The best flamenco show in Seville
A FLAMENCO SHOW IN THE BEST TABLAO IN SEVILLE
Selected by the Spanish national television network for international diffusion of this art form.
Seville is the birthplace of flamenco. You can enjoy this art at El Palacio Andaluz, the most emblematic flamenco tablao in the city. What do we offer? A unique show, full of passion, boldness and rhythm, strength and talent.
Live singing, dancing and guitar playing. Pure emotion on the stage with a show that presents the distinct flamenco styles and includes a traditional flamenco adaptation of Bizet’s opera ‘Carmen’.
this show was
chosen thanks to its visual quality and
artistic value
An hour and a half performance that bears the signature of Emilio Ramírez, ‘El Duende’, the lead male dancer, choreographer and artistic director of this show that is full of passion and emotion.
This show has been chosen by Televisión Española to promote and disseminate flamenco on a national and international level, thanks to its visual quality, artistic value and ability to serve as a model of the most deeply rooted Spanish popular culture.

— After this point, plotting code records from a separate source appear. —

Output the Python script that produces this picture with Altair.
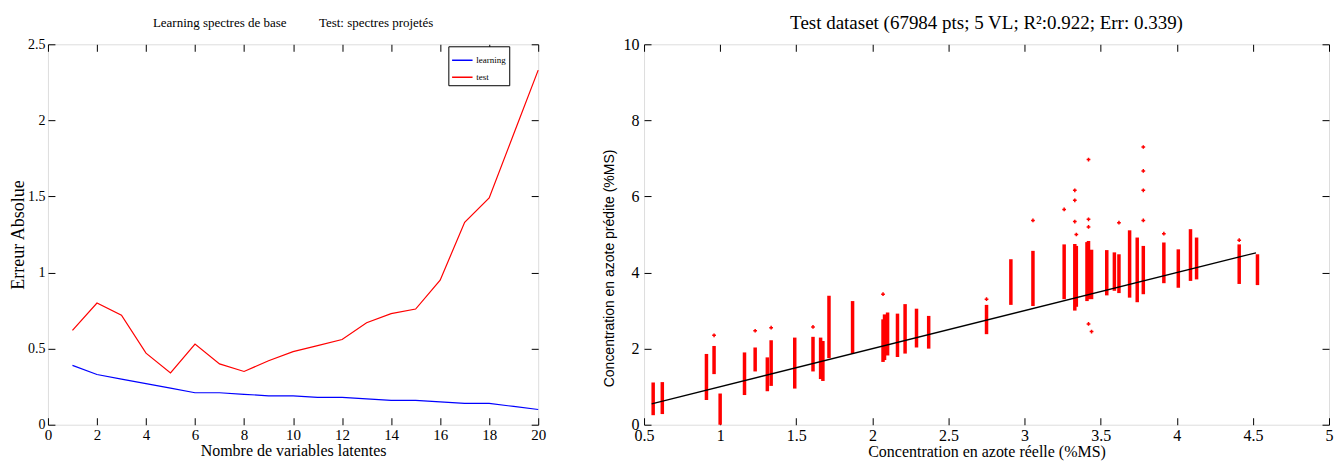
import altair as alt
import pandas as pd

SERIF = "Liberation Serif"
SANS = "Liberation Sans"

# ---------------- left panel data ----------------
n_vl = list(range(1, 21))
err_learning = [0.39, 0.33, 0.30, 0.27, 0.24, 0.21, 0.21, 0.20, 0.19, 0.19,
                0.18, 0.18, 0.17, 0.16, 0.16, 0.15, 0.14, 0.14, 0.12, 0.10]
err_test = [0.62, 0.80, 0.72, 0.47, 0.34, 0.53, 0.40, 0.35, 0.42, 0.48,
            0.52, 0.56, 0.67, 0.73, 0.76, 0.95, 1.33, 1.49, 1.91, 2.33]
series_names = ["learning", "test"]
series_colors = ["#0000ff", "#ff0000"]
left_x_ticks = [0, 2, 4, 6, 8, 10, 12, 14, 16, 18, 20]
left_y_ticks = [0, 0.5, 1, 1.5, 2, 2.5]

# ---------------- right panel data ----------------
# vertical clusters of predicted values (x = true value, lo/hi = predicted range)
cluster_x = [0.56, 0.62, 0.91, 0.96, 1.00, 1.16, 1.23, 1.31, 1.335, 1.49,
             1.61, 1.66, 1.675, 1.715, 1.87, 2.07, 2.08, 2.10, 2.165, 2.215,
             2.29, 2.37, 2.75, 2.91, 3.055, 3.26, 3.33, 3.34, 3.41, 3.42,
             3.44, 3.54, 3.59, 3.62, 3.69, 3.74, 3.78, 3.915, 4.01, 4.09,
             4.13, 4.41, 4.53]
cluster_lo = [0.25, 0.28, 0.65, 1.33, 0.00, 0.78, 1.40, 0.88, 1.02, 0.95,
              1.40, 1.20, 1.15, 1.75, 1.87, 1.65, 1.70, 1.82, 1.78, 1.87,
              2.03, 2.00, 2.38, 3.15, 3.12, 3.30, 3.00, 3.10, 3.25, 3.30,
              3.30, 3.40, 3.52, 3.46, 3.34, 3.22, 3.43, 3.72, 3.60, 3.78,
              3.82, 3.70, 3.67]
cluster_hi = [1.11, 1.12, 1.86, 2.07, 0.82, 1.90, 2.03, 1.77, 2.22, 2.29,
              2.31, 2.29, 2.20, 3.39, 3.25, 2.77, 2.90, 2.95, 2.92, 3.17,
              3.05, 2.86, 3.15, 4.35, 4.57, 4.74, 4.75, 4.70, 4.80, 4.83,
              4.60, 4.59, 4.53, 4.48, 5.11, 4.92, 4.70, 4.79, 4.61, 5.14,
              4.92, 4.74, 4.48]
outlier_x = [0.96, 1.23, 1.335, 1.61, 2.07, 2.75, 3.055, 3.26, 3.33, 3.33,
             3.33, 3.34, 3.42, 3.42, 3.42, 3.42, 3.44, 3.62, 3.78, 3.78,
             3.78, 3.78, 3.915, 4.41]
outlier_y = [2.35, 2.47, 2.55, 2.57, 3.43, 3.30, 5.37, 5.66, 6.16, 5.90,
             5.34, 5.00, 6.97, 5.40, 5.20, 2.65, 2.45, 5.31, 7.30, 6.67,
             6.16, 5.37, 5.02, 4.85]
fit_x = [0.55, 4.52]
fit_y = [0.55, 4.52]
right_x_ticks = [0.5, 1, 1.5, 2, 2.5, 3, 3.5, 4, 4.5, 5]
right_y_ticks = [0, 2, 4, 6, 8, 10]

TICK = 7


def axis(orient, values, show, title=None, label_font=SERIF, label_size=15,
         title_font=SERIF, title_size=16, label_pad=4, title_pad=2, title_y=None):
    # inward ticks: grid lines dashed so that only the first TICK px
    # (starting at the axis edge) are drawn
    kw = dict(orient=orient, values=values, ticks=False, tickSize=0,
              domain=False, grid=True, gridColor="black", gridOpacity=1,
              gridWidth=1, gridDash=[TICK, 3000],
              labelFlush=False, labelOverlap=False)
    if show:
        kw.update(labels=True, labelFont=label_font, labelFontSize=label_size,
                  labelColor="black", labelPadding=label_pad, format="~r",
                  title=title, titleFont=title_font, titleFontSize=title_size,
                  titleFontWeight="normal", titleColor="black",
                  titlePadding=title_pad)
        if title_y is not None:
            kw["titleY"] = title_y
    else:
        kw.update(labels=False, title=None, minExtent=0, maxExtent=0)
    return alt.Axis(**kw)


# ---------------- left panel ----------------
left_df = pd.DataFrame({
    "vl": n_vl + n_vl,
    "err": err_learning + err_test,
    "serie": ["learning"] * len(n_vl) + ["test"] * len(n_vl),
})
xs_l = alt.Scale(domain=[0, 20], nice=False, zero=False)
ys_l = alt.Scale(domain=[0, 2.5], nice=False)

lines = alt.Chart(left_df).mark_line(strokeWidth=1.2).encode(
    x=alt.X("vl:Q", scale=xs_l,
            axis=axis("bottom", left_x_ticks, True, "Nombre de variables latentes",
                      label_size=15, title_size=16, label_pad=3, title_pad=0)),
    y=alt.Y("err:Q", scale=ys_l,
            axis=axis("left", left_y_ticks, True, "Erreur Absolue",
                      label_size=14, title_size=18, label_pad=3, title_pad=0)),
    color=alt.Color("serie:N",
                    scale=alt.Scale(domain=series_names, range=series_colors),
                    legend=alt.Legend(title=None, orient="none", legendX=401, legendY=2,
                                      symbolType="stroke", symbolSize=420,
                                      symbolStrokeWidth=1.5, labelFont=SERIF,
                                      labelFontSize=9, labelColor="black",
                                      strokeColor="black", fillColor="white",
                                      padding=3, rowPadding=1, labelOffset=3,
                                      labelLimit=60, cornerRadius=0)),
)
ghost_l = alt.Chart(left_df).mark_point(opacity=0).encode(
    x=alt.X("vl:Q", scale=xs_l, axis=axis("top", left_x_ticks, False)),
    y=alt.Y("err:Q", scale=ys_l, axis=axis("right", left_y_ticks, False)),
)
left = alt.layer(lines, ghost_l).resolve_axis(x="independent", y="independent").properties(
    width=491, height=381,
    title=alt.TitleParams("Learning spectres de base" + "\u00a0" * 10 + "Test: spectres projetés",
                          font=SERIF, fontSize=13, fontWeight="normal", color="black",
                          offset=7),
)

# ---------------- right panel ----------------
cl_df = pd.DataFrame({"x": cluster_x, "lo": cluster_lo, "hi": cluster_hi})
out_df = pd.DataFrame({"x": outlier_x, "y": outlier_y})
fit_df = pd.DataFrame({"x": fit_x, "y": fit_y})
xs_r = alt.Scale(domain=[0.5, 5], nice=False, zero=False)
ys_r = alt.Scale(domain=[0, 10], nice=False)

rules = alt.Chart(cl_df).mark_rule(color="#ff0000", strokeWidth=3.5).encode(
    x=alt.X("x:Q", scale=xs_r,
            axis=axis("bottom", right_x_ticks, True, "Concentration en azote réelle (%MS)",
                      label_size=16, title_size=16, label_pad=3, title_pad=0)),
    y=alt.Y("lo:Q", scale=ys_r,
            axis=axis("left", right_y_ticks, True, "Concentration en azote prédite (%MS)",
                      label_font=SERIF, label_size=16, title_font=SANS, title_size=14,
                      label_pad=5, title_pad=7, title_y=224)),
    y2="hi:Q",
)
pts = alt.Chart(out_df).mark_point(shape="cross", color="#ff0000", filled=True,
                                   size=14, opacity=1).encode(
    x=alt.X("x:Q", scale=xs_r, axis=None),
    y=alt.Y("y:Q", scale=ys_r, axis=None),
)
fit = alt.Chart(fit_df).mark_line(color="black", strokeWidth=1.3).encode(
    x=alt.X("x:Q", scale=xs_r, axis=None),
    y=alt.Y("y:Q", scale=ys_r, axis=None),
)
ghost_r = alt.Chart(fit_df).mark_point(opacity=0).encode(
    x=alt.X("x:Q", scale=xs_r, axis=axis("top", right_x_ticks, False)),
    y=alt.Y("y:Q", scale=ys_r, axis=axis("right", right_y_ticks, False)),
)
right = alt.layer(rules, pts, fit, ghost_r).resolve_axis(x="independent", y="independent").properties(
    width=686, height=381,
    title=alt.TitleParams("Test dataset (67984 pts; 5 VL; R²:0.922; Err: 0.339)",
                          font=SERIF, fontSize=19, fontWeight="normal", color="black",
                          offset=3),
)

chart = alt.hconcat(left, right, spacing=106, bounds="flush").properties(
    padding={"left": 1, "top": 5, "right": 0, "bottom": 0}
).configure_view(stroke="black", strokeWidth=1.2).configure(background="white")

chart.save("out.html", embed_options={"renderer": "svg", "actions": False})
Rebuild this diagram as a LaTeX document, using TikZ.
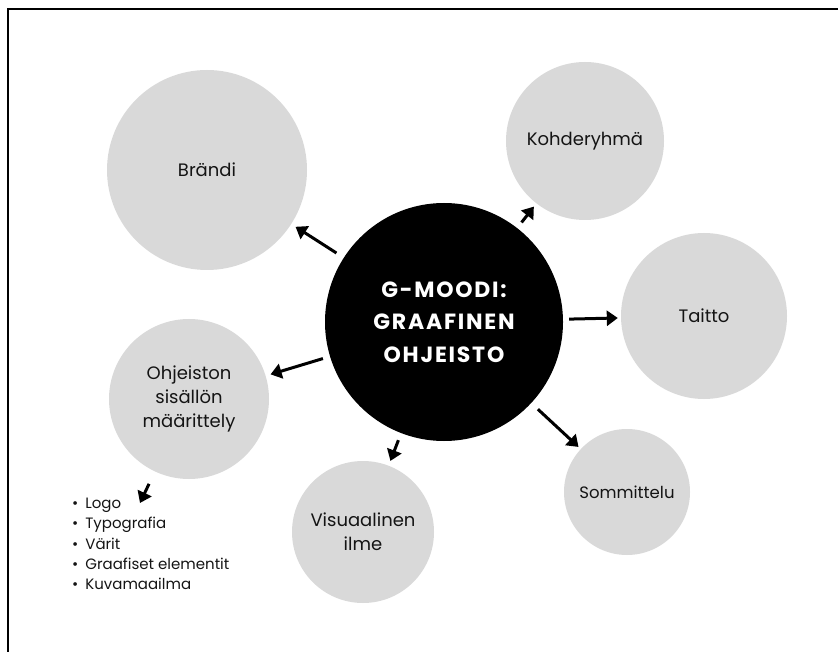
\documentclass[tikz,border=0pt]{standalone}
\usepackage{fontspec}
\setmainfont{Poppins}
\usetikzlibrary{arrows.meta}
\definecolor{Bubble}{HTML}{D9D9D9}
\definecolor{Ink}{HTML}{141414}

\begin{document}
\begin{tikzpicture}[x=1pt,y=-1pt,
    bubble/.style={circle,fill=Bubble,text=Ink,inner sep=0pt,align=center,font=\fontsize{18}{24}\selectfont},
    hub/.style={circle,fill=black,text=white,inner sep=0pt,align=center,font=\fontsize{22}{32.5}\selectfont\bfseries\addfontfeatures{LetterSpace=8}},
    items/.style={inner sep=0pt,align=left,text=Ink,font=\fontsize{15}{20.25}\selectfont},
    arr/.style={-{Triangle[length=11pt,width=15pt]},line width=3pt}]
    \useasboundingbox (0,0) rectangle (838,652);
    \draw[line width=2pt] (8,652) -- (8,9) -- (838,9);
    % the hub and the topics round it
    \node[hub,minimum size=238pt] (moodi) at (444,322) {G-MOODI:\\GRAAFINEN\\OHJEISTO};
    \node[bubble,minimum size=200pt] (brandi) at (207,170) {Brändi};
    \node[bubble,minimum size=158pt] (kohde) at (585,141) {Kohderyhmä};
    \node[bubble,minimum size=166pt] (taitto) at (704,316) {Taitto};
    \node[bubble,minimum size=160pt] (ohjeet) at (189,399) {Ohjeiston\\sisällön\\määrittely};
    \node[bubble,minimum size=142pt] (ilme) at (363,532) {Visuaalinen\\ilme};
    \node[bubble,minimum size=126pt,font=\fontsize{16.5}{22}\selectfont] (sommittelu) at (627,492) {Sommittelu};
    \draw[arr,shorten <=8.6pt,shorten >=5pt] (moodi) -- (brandi);
    \draw[arr,shorten <=7pt,shorten >=4pt] (moodi) -- (kohde);
    \draw[arr,shorten <=6pt,shorten >=3pt] (moodi) -- (taitto);
    \draw[arr,shorten <=7.3pt,shorten >=5pt] (moodi) -- (ohjeet);
    \draw[arr,shorten <=7.5pt,shorten >=5pt] (moodi) -- (ilme);
    \draw[arr,shorten <=9pt,shorten >=3pt] (moodi) -- (sommittelu);
    % content list
    \node[items,anchor=west] (sisalto) at (72,544) {\textbullet\hspace{7pt}Logo\\\textbullet\hspace{7pt}Typografia\\\textbullet\hspace{7pt}Värit\\\textbullet\hspace{7pt}Graafiset elementit\\\textbullet\hspace{7pt}Kuvamaailma};
    \coordinate (logokarki) at (140,503);
    \draw[arr,shorten <=13.6pt] (ohjeet) -- (logokarki);
\end{tikzpicture}
\end{document}
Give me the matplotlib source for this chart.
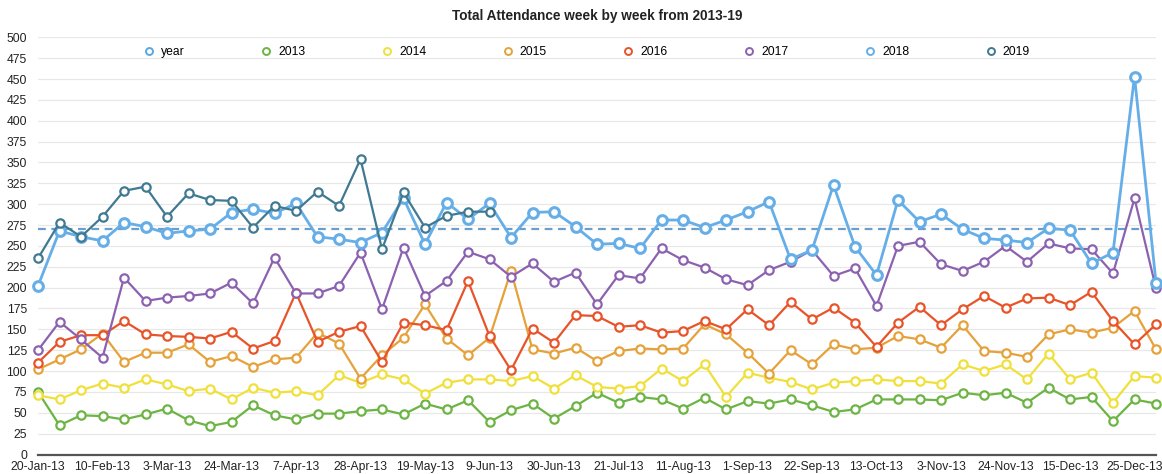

You will not see a flamenco show like it anywhere else in Seville
The lights are turned on and the artists enter the tablao to the rhythm of alegrías. The dancers appear in their spectacular batas de cola. Moving them requires a refined technique, a skill that our artists possess, as they demonstrate on the tablao.
Displaying an unmistakable style and unparalleled talent, they add to the movement of the bata de cola, the fan and castanets, while the dancers complete the staging with their particular heels and movements.
The flamenco shawl is also present in the tablao, an element that gives elegance and beauty to the dance, thanks to the movements of the dancer.
It is not easy to achieve this beauty, as it requires a good technique.
It is not simply a matter of shaking the shawl, but rather it must be done in rhythm and the shawl must be an extension of the dancer’s body. The shawl must dance with the movement of the artist’s arms with the right rhythm and strength.
Depending on the palo to be performed, the accent of the movement varies.
Then, our artists perform some of the most representative flamenco styles of pure and traditional dance: soleá por bulería, fandango, tiento, guajira…, giving free rein to their talent.
It is then when one of the most magical moments of the show takes place. The flamenco guitar bursts in accompanied by the peculiar sound of the castanets.
A piece performed by a guitarist and a dancer, a dialogue between these two instruments that create a unique atmosphere full of feeling.
In the next show, flamenco gives way to Spanish classics. Capotes and fans fill the tablao and a fragment of the well-known opera “Carmen”, by Bizet, one of the works most adapted to flamenco because of its aesthetics and plot, begins.
On this occasion several scenes are represented: the fight of the protagonist Carmen with the cigarette seller and the soldiers; a pas de deux between José, the soldier, another of the protagonists, and Carmen; the mythical scene of the bullfighter and Carmen and a final apotheosis, with the whole cast of artists on the boards. A tribute to the Spanish Classical Ballet, a bastion of tradition and culture.
Normally, the concept of classical Spanish ballet is usually identified with flamenco dance. In fact, Spanish classical music has adapted quite well to this genre, with pieces by different authors, such as Manuel de Falla, Maestro Jimenez and, of course, Georges Bizet, with ‘Carmen’.
After the performance of this piece, begins a brief journey through the roots of flamenco, in which a soleá, tangos de Málaga, farruca, cantiña and even caracoles, one of the oldest and unknown palos for the public, will be performed. Moments in which the artists leave their most personal mark on stage.
With all the artists on stage, some tangos from Triana begin to play, and the cast is carried away by their feelings. It is time for improvisation.
And with this we give way to one of the most awaited and applauded moments by the audience: a standing solo in which the main dancer dances on a table, followed by a duet with a flamenco cajón in which he plays to the sound of the dancer’s footwork, a unique moment to appreciate the richness of the flamenco rhythm.
The flamenco continues with a martinete and seguiriyas, flamenco styles that anticipate the typical and most recognised dance of Seville, the sevillanas, which give way, to finish, to the end of the party in the purest flamenco style with a bulería performed by all the artists.
A style in which the joy, the hubbub and the hullabaloo put an end to a unique flamenco show, full of art and feeling.